NEWS: How much of the $2m budget goes to Sydney and how much stays in Alice Springs or in the NT?
WATSFORD: That’s a hard dispute. We abide by the 30% buy local [rule], as per the NT Government. Yes, AGB are an interstate provider but the buy local policy also applies to them. Local traders get a 30% head start, 30% loaded to local providers.
Mr Watsford says the Central Australian Aboriginal Media Association (CAAMA) is especially supported, along with infrastructure such as the Desert Park.
WATSFORD: We are trying to build capacity for locals as well.
NEWS: So, how much of the $2m goes to Sydney?
WATSFORD: I’d say in excess of 80% we spend locally.
NEWS: 80% of the $2m stays in the NT?
NEWS: So $400,000 goes to you guys?
Compared to that, the request for financial support for the car rally is small change.
Mr Bernadou says he had asked Major Events for $120,000, on these grounds:
• Last year he lost $60,000.
• The cost of staging the event in The Centre is vastly greater because of the extortionate airfares for race marshals and officials, and cars for them have to be hired whereas they can drive their own to a NSW location.
• Cattle station lessees here allowed the use of their tracks in exchange for minor government works, such as grading and servicing grids. But this was not done adequately last year and some lessees have withdrawn their cooperation.
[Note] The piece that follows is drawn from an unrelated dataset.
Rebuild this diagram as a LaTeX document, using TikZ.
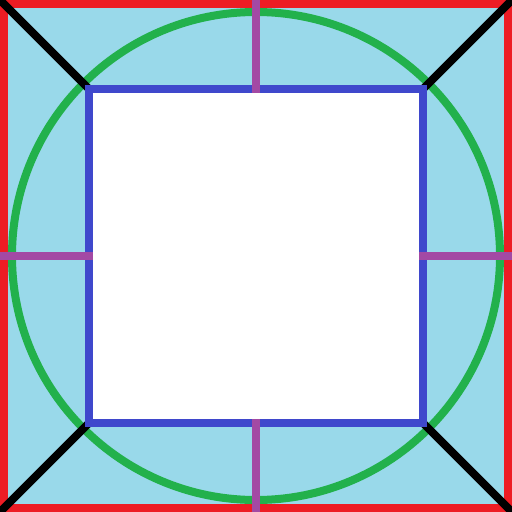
\documentclass[tikz,border=0pt]{standalone}
\usetikzlibrary{positioning}
\definecolor{paintsky}{HTML}{99D9EA}
\definecolor{paintred}{HTML}{ED1C24}
\definecolor{paintgreen}{HTML}{22B14C}
\definecolor{paintblue}{HTML}{3F48CC}
\definecolor{paintpurple}{HTML}{A349A4}
\begin{document}
\begin{tikzpicture}[x=1pt,y=-1pt,line width=8pt]
        \useasboundingbox (0,0) rectangle (512,512);
        \clip (0,0) rectangle (512,512);
        \fill[paintsky] (0,0) rectangle (512,512);
        \draw[paintred] (4,4) rectangle (508,508);
        \draw[paintgreen] (256,256) circle (244);
        \foreach \ox/\oy/\ix/\iy in {0/0/89/89,512/0/423/89,512/512/423/423,0/512/89/423}
          \draw (\ox,\oy) -- (\ix,\iy);
        \draw[paintblue,fill=white] (89,89) rectangle (423,423);
        \foreach \ox/\oy/\ix/\iy in {256/0/256/93,256/512/256/419,0/256/93/256,512/256/419/256}
          \draw[paintpurple] (\ox,\oy) -- (\ix,\iy);
      \end{tikzpicture}
\end{document}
• Transport costs for the competition vehicles are much higher.
Mr Bernadou says Major Events offered $50,000 – $70,000 less than the requested sum.
Meanwhile the Parkes, Dubbo and Bathurst local governments are “keen for us to come,” he says.
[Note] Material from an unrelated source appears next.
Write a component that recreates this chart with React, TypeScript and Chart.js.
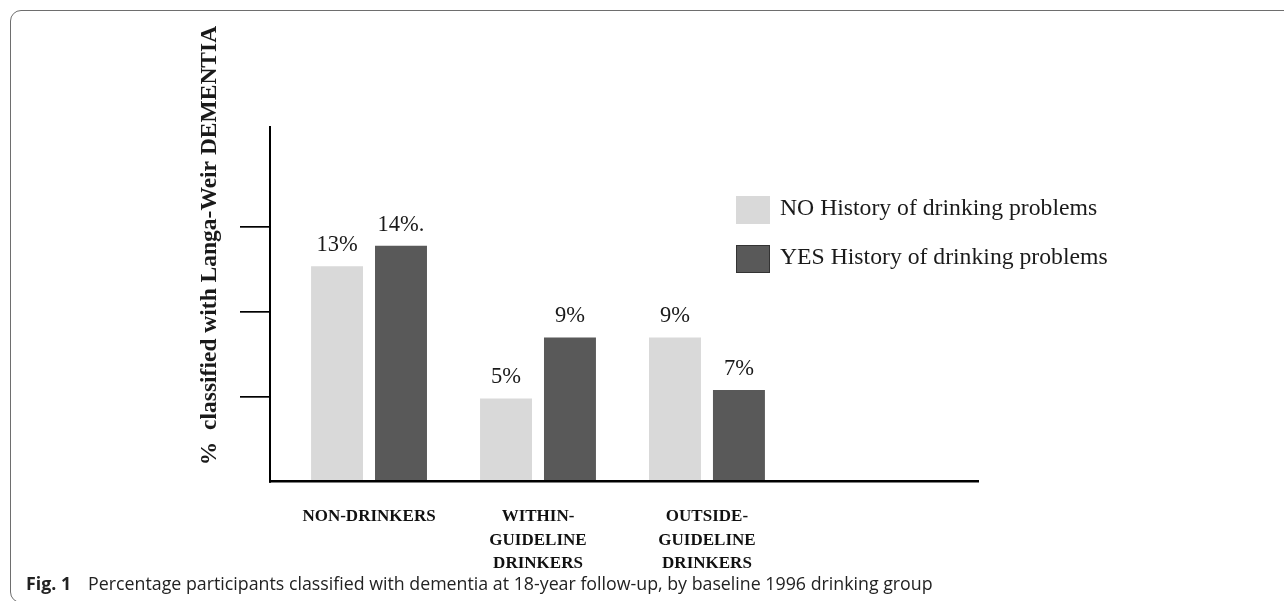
import React, { useEffect, useRef } from "react";
import { Chart, registerables } from "chart.js";

Chart.register(...registerables);

// ---- data ----
const groupLabels: string[][] = [
  ["NON-DRINKERS"],
  ["WITHIN-", "GUIDELINE", "DRINKERS"],
  ["OUTSIDE-", "GUIDELINE", "DRINKERS"],
];
const seriesNames = ["NO History of drinking problems", "YES History of drinking problems"];
const noValues = [12.7, 4.9, 8.5];
const yesValues = [13.9, 8.5, 5.4];
const noLabels = ["13%", "5%", "9%"];
const yesLabels = ["14%.", "9%", "7%"];
const yTicks = [5, 10, 15];
const yMax = 20.9;
const xMin = -0.586;
const xMax = 3.604;
const yTitle = "%  classified with Langa-Weir DEMENTIA";
const captionBold = "Fig. 1";
const captionText = "Percentage participants classified with dementia at 18-year follow-up, by baseline 1996 drinking group";

// ---- styles ----
const LIGHT = "#d9d9d9";
const DARK = "#595959";
const SERIF = '"Liberation Serif", "Times New Roman", serif';

const annotate = {
  id: "annotate",
  afterDatasetsDraw(chart: any) {
    const ctx = chart.ctx;
    const area = chart.chartArea;
    const labelSets = [noLabels, yesLabels];
    ctx.save();
    ctx.fillStyle = "#1a1a1a";
    ctx.font = `22.5px ${SERIF}`;
    ctx.textAlign = "center";
    ctx.textBaseline = "alphabetic";
    chart.data.datasets.forEach((_: any, di: number) => {
      const meta = chart.getDatasetMeta(di);
      meta.data.forEach((bar: any, i: number) => {
        ctx.fillText(labelSets[di][i], bar.x, bar.y - 15);
      });
    });

    // legend
    const colors = [LIGHT, DARK];
    const sx = area.right - 242;
    ctx.textAlign = "left";
    ctx.font = `23.7px ${SERIF}`;
    seriesNames.forEach((name, i) => {
      const top = area.top + 69 + i * 49;
      ctx.fillStyle = colors[i];
      ctx.fillRect(sx, top, 34, 28);
      if (i === 1) {
        ctx.strokeStyle = "#333";
        ctx.lineWidth = 1;
        ctx.strokeRect(sx + 0.5, top + 0.5, 33, 27);
      }
      ctx.fillStyle = "#1a1a1a";
      ctx.fillText(name, sx + 44, top + 19);
    });

    // y title
    ctx.save();
    ctx.translate(area.left - 54, area.top + 118.5);
    ctx.rotate(-Math.PI / 2);
    ctx.font = `bold 23.5px ${SERIF}`;
    ctx.textAlign = "center";
    ctx.fillText(yTitle, 0, 0);
    ctx.restore();
    ctx.restore();
  },
};

export default function App() {
  const ref = useRef<HTMLCanvasElement | null>(null);
  useEffect(() => {
    if (!ref.current) return;
    const chart = new Chart(ref.current, {
      type: "bar",
      data: {
        datasets: [
          {
            label: seriesNames[0],
            data: noValues.map((v, i) => ({ x: i, y: v })),
            backgroundColor: LIGHT,
            borderWidth: 0,
          },
          {
            label: seriesNames[1],
            data: yesValues.map((v, i) => ({ x: i, y: v })),
            backgroundColor: DARK,
            borderWidth: 0,
          },
        ],
      },
      options: {
        animation: false,
        responsive: false,
        events: [],
        categoryPercentage: 0.757,
        barPercentage: 0.8125,
        layout: { padding: { left: 240, right: 306, top: 127, bottom: 2 } },
        plugins: { legend: { display: false }, tooltip: { enabled: false }, title: { display: false } },
        scales: {
          x: {
            type: "linear",
            min: xMin,
            max: xMax,
            offset: false,
            afterBuildTicks: (s: any) => {
              s.ticks = groupLabels.map((_, i) => ({ value: i }));
            },
            grid: { display: false, drawTicks: false },
            border: { display: true, color: "#000", width: 2.5, z: 1 },
            ticks: {
              autoSkip: false,
              maxRotation: 0,
              minRotation: 0,
              padding: 23,
              color: "#111",
              font: { family: SERIF, size: 17, weight: "bold", lineHeight: 1.4 },
              callback: (_v: any, i: number) => groupLabels[i],
            },
          },
          y: {
            min: 0,
            max: yMax,
            afterBuildTicks: (s: any) => {
              s.ticks = yTicks.map((v) => ({ value: v }));
            },
            grid: { drawOnChartArea: false, drawTicks: true, tickLength: 30, color: "#000", lineWidth: 1.7 },
            border: { display: true, color: "#000", width: 2, z: 1 },
            ticks: { display: false },
          },
        },
      },
      plugins: [annotate],
    });
    return () => chart.destroy();
  }, []);

  return (
    <div style={{ position: "fixed", left: 0, top: 0, width: 1284, height: 601, overflow: "hidden", background: "#fff" }}>
      <div
        style={{
          position: "absolute",
          left: 10,
          top: 10,
          width: 1300,
          height: 593,
          border: "1.5px solid #6e6e6e",
          borderRadius: 11,
          boxSizing: "border-box",
        }}
      />
      <canvas ref={ref} width={1284} height={601} style={{ position: "absolute", left: 0, top: 0 }} />
      <div
        style={{
          position: "absolute",
          left: 26,
          top: 571,
          fontFamily: '"Open Sans", sans-serif',
          fontSize: 17.8,
          color: "#222",
          whiteSpace: "nowrap",
          lineHeight: "24px",
        }}
      >
        <span style={{ fontWeight: 700, marginRight: 17 }}>{captionBold}</span>
        <span>{captionText}</span>
      </div>
    </div>
  );
}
For example, Parkes is offering to underwrite the welcome function to the tune of $15,000. Last year’s contribution to that by the Alice Springs Town Council was $5000.
In another example of apparent wasted opportunity, Lasseter COO Craig Jervis says the Convention Centre, managed by Lasseters, is unused during the Masters Games.
It can be used free of charge by the government which, in any case, owns it.
Yet the government is instead spending $60,000 for a large white tent on the council lawns.
That is about the amount which could have brought back next year the Classic Outback Trial and its $2m local spend.
Meanwhile Parrtjima, initially contracted for five years by former Chief Minister Adam Giles, is now committed till 2021, says Mr Watsford.
Will admission be charged?
He says it was always going to be a free festival but there will be “elements around the event that the demographics want, perhaps the culinary, a dinner somewhere, or a glamping [glamorous camping, for the uninitiated] experience, and generate revenue for local providers”.
Should the event move south of The Gap, as traditional owners are now promoting for the proposed Cultural Centre and the National Aboriginal Art Centre?
WATSFORD: I think the Desert Park has been a beautiful home for Parrtjima. As the event grows we’ll be looking around for areas in Alice Springs. We’ve invested in the Todd Mall precinct this year. What else? We don’t know yet. But yes, we want to grow it though the Alice Springs region.
NEWS: Last year there was a fantastic jumping castle for the kids. This year you have the maze. Why are these not used around town during the rest of the year?
WATSFORD (pictured): It’s only certified for a 10 day period, for Parrtjima. We’re doing work now to make sure these assets are used more than for just the 10 day period. We’ve had some requests, some in Darwin, some locally, some at Uluru. The lights in Todd Mall are there permanently.
In response to the News’ hotel occupancy survey, Mr Jervis said Lasseters had a 13% increase compared to the same period last year.
Double Tree at Hilton manager Todd Grierson says the decision to move of the Festival from September to April was “absolutely right.”
September is normally a strong month, while April was “traditionally quiet” and occupancy hovered around 50%.
“This year we were close to booked out during the whole Parrtjima festival,” says Mr Grierson, and “we had super feedback” about the quality of the entertainment.
Another accommodation property had an increase of about 5% compared to the same period last year.
Mr Watsford says it will take at least a month for Major Events to analyse the visitor numbers (local vs interstate and international visitors).
The News asked for the 2018 attendance figures but we have not received them.